§ **CHALLENGE**:
All entries must be repeated exactly; do not include the pictures.

§ **EXTRACTED RECORDS**:
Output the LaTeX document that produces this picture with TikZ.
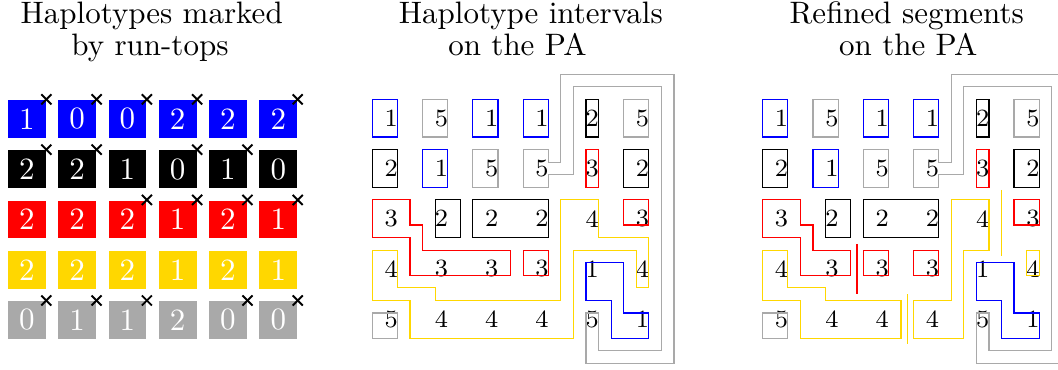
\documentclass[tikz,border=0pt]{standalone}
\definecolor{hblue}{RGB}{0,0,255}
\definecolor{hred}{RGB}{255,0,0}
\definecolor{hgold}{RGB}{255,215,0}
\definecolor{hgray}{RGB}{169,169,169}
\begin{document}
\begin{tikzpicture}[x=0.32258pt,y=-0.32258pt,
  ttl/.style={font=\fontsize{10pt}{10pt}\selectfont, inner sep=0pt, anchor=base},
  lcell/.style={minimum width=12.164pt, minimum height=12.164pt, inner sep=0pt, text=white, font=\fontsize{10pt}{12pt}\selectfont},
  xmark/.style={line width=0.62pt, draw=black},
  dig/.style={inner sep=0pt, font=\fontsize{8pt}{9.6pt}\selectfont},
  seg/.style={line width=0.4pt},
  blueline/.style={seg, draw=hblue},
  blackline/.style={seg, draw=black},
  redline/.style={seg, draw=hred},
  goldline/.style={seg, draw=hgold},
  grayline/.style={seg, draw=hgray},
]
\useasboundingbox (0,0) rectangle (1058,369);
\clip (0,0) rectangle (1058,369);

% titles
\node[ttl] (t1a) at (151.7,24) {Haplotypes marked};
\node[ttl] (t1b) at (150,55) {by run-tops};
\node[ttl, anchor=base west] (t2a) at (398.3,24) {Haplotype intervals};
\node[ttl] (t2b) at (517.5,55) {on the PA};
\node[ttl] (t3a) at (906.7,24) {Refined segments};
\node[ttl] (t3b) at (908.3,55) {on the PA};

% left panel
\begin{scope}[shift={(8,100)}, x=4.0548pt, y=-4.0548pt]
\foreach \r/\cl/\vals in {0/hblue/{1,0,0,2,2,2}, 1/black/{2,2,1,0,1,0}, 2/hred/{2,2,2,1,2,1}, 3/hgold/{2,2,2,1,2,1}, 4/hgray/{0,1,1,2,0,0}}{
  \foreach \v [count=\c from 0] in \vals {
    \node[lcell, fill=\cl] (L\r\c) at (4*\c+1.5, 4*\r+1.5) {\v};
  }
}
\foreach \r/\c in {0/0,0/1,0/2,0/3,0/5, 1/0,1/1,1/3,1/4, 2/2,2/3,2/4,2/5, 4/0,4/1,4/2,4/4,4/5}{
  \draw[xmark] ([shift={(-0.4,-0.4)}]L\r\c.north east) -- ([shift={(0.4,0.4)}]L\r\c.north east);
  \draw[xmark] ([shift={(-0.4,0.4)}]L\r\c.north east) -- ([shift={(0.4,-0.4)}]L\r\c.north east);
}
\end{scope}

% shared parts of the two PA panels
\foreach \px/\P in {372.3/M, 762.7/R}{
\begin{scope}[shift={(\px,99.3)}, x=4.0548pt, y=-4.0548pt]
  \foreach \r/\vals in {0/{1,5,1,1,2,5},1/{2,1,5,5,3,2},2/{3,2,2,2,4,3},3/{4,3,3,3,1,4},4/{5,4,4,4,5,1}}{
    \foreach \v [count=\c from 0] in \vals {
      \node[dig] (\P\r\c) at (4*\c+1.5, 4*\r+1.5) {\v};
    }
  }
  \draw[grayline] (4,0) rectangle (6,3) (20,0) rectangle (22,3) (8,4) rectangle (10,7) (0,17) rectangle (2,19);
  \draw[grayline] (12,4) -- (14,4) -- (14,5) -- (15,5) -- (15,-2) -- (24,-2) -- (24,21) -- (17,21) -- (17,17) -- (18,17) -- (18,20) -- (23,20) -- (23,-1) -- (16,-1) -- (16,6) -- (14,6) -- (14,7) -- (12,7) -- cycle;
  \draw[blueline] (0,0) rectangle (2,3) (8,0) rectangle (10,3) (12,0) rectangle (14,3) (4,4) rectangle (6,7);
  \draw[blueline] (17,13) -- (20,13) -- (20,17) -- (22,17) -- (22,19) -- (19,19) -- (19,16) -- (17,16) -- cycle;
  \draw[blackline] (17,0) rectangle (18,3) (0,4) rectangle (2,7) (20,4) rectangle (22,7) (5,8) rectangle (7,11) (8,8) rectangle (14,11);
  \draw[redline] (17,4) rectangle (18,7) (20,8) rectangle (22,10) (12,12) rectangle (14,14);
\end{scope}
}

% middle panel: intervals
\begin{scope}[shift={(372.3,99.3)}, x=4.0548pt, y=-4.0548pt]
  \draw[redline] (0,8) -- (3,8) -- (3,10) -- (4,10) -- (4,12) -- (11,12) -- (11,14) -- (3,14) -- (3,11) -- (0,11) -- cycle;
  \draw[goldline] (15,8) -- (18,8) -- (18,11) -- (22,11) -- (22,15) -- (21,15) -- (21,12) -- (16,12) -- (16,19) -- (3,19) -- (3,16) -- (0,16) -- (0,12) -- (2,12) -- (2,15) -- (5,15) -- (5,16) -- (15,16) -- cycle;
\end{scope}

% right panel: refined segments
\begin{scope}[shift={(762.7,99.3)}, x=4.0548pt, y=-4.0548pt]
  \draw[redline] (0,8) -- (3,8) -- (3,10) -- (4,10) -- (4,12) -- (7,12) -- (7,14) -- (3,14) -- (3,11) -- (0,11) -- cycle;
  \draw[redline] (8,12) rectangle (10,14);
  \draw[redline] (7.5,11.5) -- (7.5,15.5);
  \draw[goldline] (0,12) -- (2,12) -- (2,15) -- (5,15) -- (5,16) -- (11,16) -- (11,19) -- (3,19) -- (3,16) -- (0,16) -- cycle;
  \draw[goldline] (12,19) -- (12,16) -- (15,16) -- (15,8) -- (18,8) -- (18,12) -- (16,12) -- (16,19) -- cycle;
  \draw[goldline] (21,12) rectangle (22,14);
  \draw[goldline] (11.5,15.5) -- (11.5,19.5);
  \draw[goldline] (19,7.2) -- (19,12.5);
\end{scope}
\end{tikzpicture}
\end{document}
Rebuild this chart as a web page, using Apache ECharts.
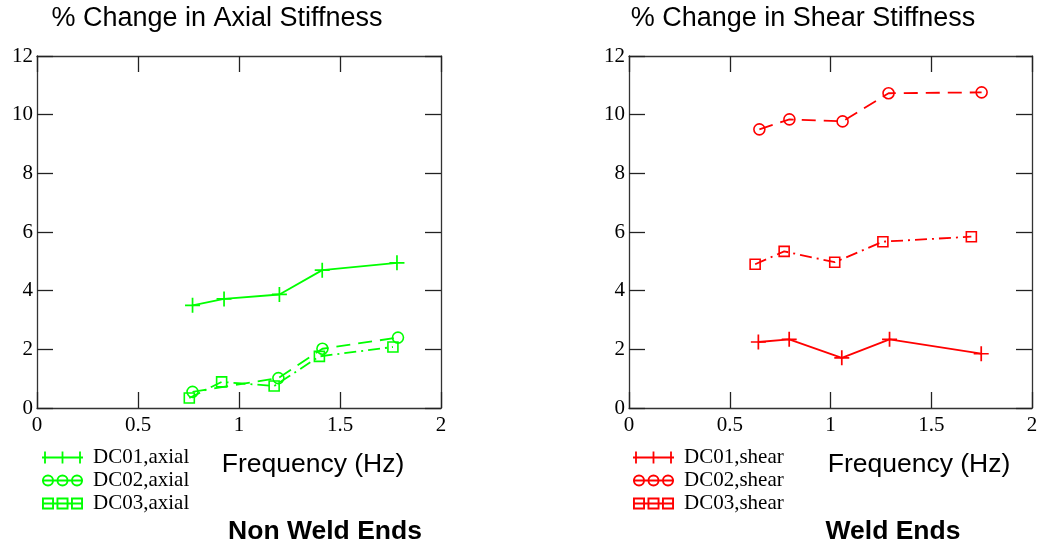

§ **WRITTEN SOLUTION**:
Output the LaTeX document that produces this picture with TikZ.
\documentclass[tikz,border=0pt]{standalone}
\definecolor{hblue}{RGB}{0,0,255}
\definecolor{hred}{RGB}{255,0,0}
\definecolor{hgold}{RGB}{255,215,0}
\definecolor{hgray}{RGB}{169,169,169}
\begin{document}
\begin{tikzpicture}[x=0.32258pt,y=-0.32258pt,
  ttl/.style={font=\fontsize{10pt}{10pt}\selectfont, inner sep=0pt, anchor=base},
  lcell/.style={minimum width=12.164pt, minimum height=12.164pt, inner sep=0pt, text=white, font=\fontsize{10pt}{12pt}\selectfont},
  xmark/.style={line width=0.62pt, draw=black},
  dig/.style={inner sep=0pt, font=\fontsize{8pt}{9.6pt}\selectfont},
  seg/.style={line width=0.4pt},
  blueline/.style={seg, draw=hblue},
  blackline/.style={seg, draw=black},
  redline/.style={seg, draw=hred},
  goldline/.style={seg, draw=hgold},
  grayline/.style={seg, draw=hgray},
]
\useasboundingbox (0,0) rectangle (1058,369);
\clip (0,0) rectangle (1058,369);

% titles
\node[ttl] (t1a) at (151.7,24) {Haplotypes marked};
\node[ttl] (t1b) at (150,55) {by run-tops};
\node[ttl, anchor=base west] (t2a) at (398.3,24) {Haplotype intervals};
\node[ttl] (t2b) at (517.5,55) {on the PA};
\node[ttl] (t3a) at (906.7,24) {Refined segments};
\node[ttl] (t3b) at (908.3,55) {on the PA};

% left panel
\begin{scope}[shift={(8,100)}, x=4.0548pt, y=-4.0548pt]
\foreach \r/\cl/\vals in {0/hblue/{1,0,0,2,2,2}, 1/black/{2,2,1,0,1,0}, 2/hred/{2,2,2,1,2,1}, 3/hgold/{2,2,2,1,2,1}, 4/hgray/{0,1,1,2,0,0}}{
  \foreach \v [count=\c from 0] in \vals {
    \node[lcell, fill=\cl] (L\r\c) at (4*\c+1.5, 4*\r+1.5) {\v};
  }
}
\foreach \r/\c in {0/0,0/1,0/2,0/3,0/5, 1/0,1/1,1/3,1/4, 2/2,2/3,2/4,2/5, 4/0,4/1,4/2,4/4,4/5}{
  \draw[xmark] ([shift={(-0.4,-0.4)}]L\r\c.north east) -- ([shift={(0.4,0.4)}]L\r\c.north east);
  \draw[xmark] ([shift={(-0.4,0.4)}]L\r\c.north east) -- ([shift={(0.4,-0.4)}]L\r\c.north east);
}
\end{scope}

% shared parts of the two PA panels
\foreach \px/\P in {372.3/M, 762.7/R}{
\begin{scope}[shift={(\px,99.3)}, x=4.0548pt, y=-4.0548pt]
  \foreach \r/\vals in {0/{1,5,1,1,2,5},1/{2,1,5,5,3,2},2/{3,2,2,2,4,3},3/{4,3,3,3,1,4},4/{5,4,4,4,5,1}}{
    \foreach \v [count=\c from 0] in \vals {
      \node[dig] (\P\r\c) at (4*\c+1.5, 4*\r+1.5) {\v};
    }
  }
  \draw[grayline] (4,0) rectangle (6,3) (20,0) rectangle (22,3) (8,4) rectangle (10,7) (0,17) rectangle (2,19);
  \draw[grayline] (12,4) -- (14,4) -- (14,5) -- (15,5) -- (15,-2) -- (24,-2) -- (24,21) -- (17,21) -- (17,17) -- (18,17) -- (18,20) -- (23,20) -- (23,-1) -- (16,-1) -- (16,6) -- (14,6) -- (14,7) -- (12,7) -- cycle;
  \draw[blueline] (0,0) rectangle (2,3) (8,0) rectangle (10,3) (12,0) rectangle (14,3) (4,4) rectangle (6,7);
  \draw[blueline] (17,13) -- (20,13) -- (20,17) -- (22,17) -- (22,19) -- (19,19) -- (19,16) -- (17,16) -- cycle;
  \draw[blackline] (17,0) rectangle (18,3) (0,4) rectangle (2,7) (20,4) rectangle (22,7) (5,8) rectangle (7,11) (8,8) rectangle (14,11);
  \draw[redline] (17,4) rectangle (18,7) (20,8) rectangle (22,10) (12,12) rectangle (14,14);
\end{scope}
}

% middle panel: intervals
\begin{scope}[shift={(372.3,99.3)}, x=4.0548pt, y=-4.0548pt]
  \draw[redline] (0,8) -- (3,8) -- (3,10) -- (4,10) -- (4,12) -- (11,12) -- (11,14) -- (3,14) -- (3,11) -- (0,11) -- cycle;
  \draw[goldline] (15,8) -- (18,8) -- (18,11) -- (22,11) -- (22,15) -- (21,15) -- (21,12) -- (16,12) -- (16,19) -- (3,19) -- (3,16) -- (0,16) -- (0,12) -- (2,12) -- (2,15) -- (5,15) -- (5,16) -- (15,16) -- cycle;
\end{scope}

% right panel: refined segments
\begin{scope}[shift={(762.7,99.3)}, x=4.0548pt, y=-4.0548pt]
  \draw[redline] (0,8) -- (3,8) -- (3,10) -- (4,10) -- (4,12) -- (7,12) -- (7,14) -- (3,14) -- (3,11) -- (0,11) -- cycle;
  \draw[redline] (8,12) rectangle (10,14);
  \draw[redline] (7.5,11.5) -- (7.5,15.5);
  \draw[goldline] (0,12) -- (2,12) -- (2,15) -- (5,15) -- (5,16) -- (11,16) -- (11,19) -- (3,19) -- (3,16) -- (0,16) -- cycle;
  \draw[goldline] (12,19) -- (12,16) -- (15,16) -- (15,8) -- (18,8) -- (18,12) -- (16,12) -- (16,19) -- cycle;
  \draw[goldline] (21,12) rectangle (22,14);
  \draw[goldline] (11.5,15.5) -- (11.5,19.5);
  \draw[goldline] (19,7.2) -- (19,12.5);
\end{scope}
\end{tikzpicture}
\end{document}
Rebuild this chart as a web page, using Apache ECharts.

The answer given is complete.